For India, it’s a pivot point. Enrollments in Canada (up 20% for Indians) and Australia are surging, with post-study work visas luring talent home or elsewhere. 

“The U.S. risks hollowing out its college towns,” notes a Times of India analysis. 

Socially, the cap stirs unease. It dovetails with H-1B reforms that have chilled Indian marriages – families wary of tying knots to U.S.-based NRIs facing deportation risks. 

One Atlanta-based Indian told Hindustan Times: “It’s not just visas; it’s unpredictability.” 

Beyond the Cap: A Wake-Up Call for Global Mobility?

As the memo awaits university responses – some, like Harvard, already suing over frozen funds – the policy’s fate hinges on legal battles and midterm politics. 

Yet, for Indian students, adaptation is key. Experts like Sripal Jain of Simandhar Education urge diversification: Target non-signatory publics like Michigan or explore Europe’s tuition-free gems. 

“Proportionality matters,” Jain adds, decrying the cap’s sweep on 6,800+ internationals. 

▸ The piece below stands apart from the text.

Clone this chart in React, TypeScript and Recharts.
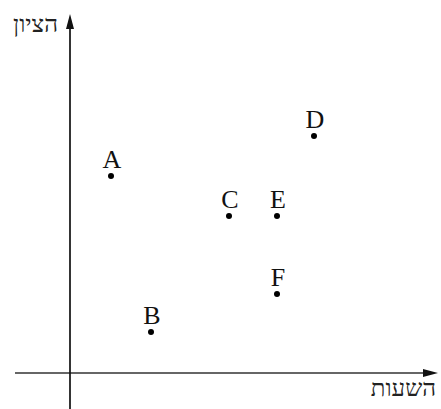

Trump’s vision of “America First” academia may safeguard domestic spots, but at what cost? As one X user quipped: “After H-1B, now this – turns out America’s fear is MBAs and techies from India and China.” 

For the next generation of Indian scholars, the U.S. remains alluring, but the path is narrower, the stakes higher. In a world of fluid talent, will this cap fortify borders or fracture bridges? Only time – and the next enrollment cycle – will tell.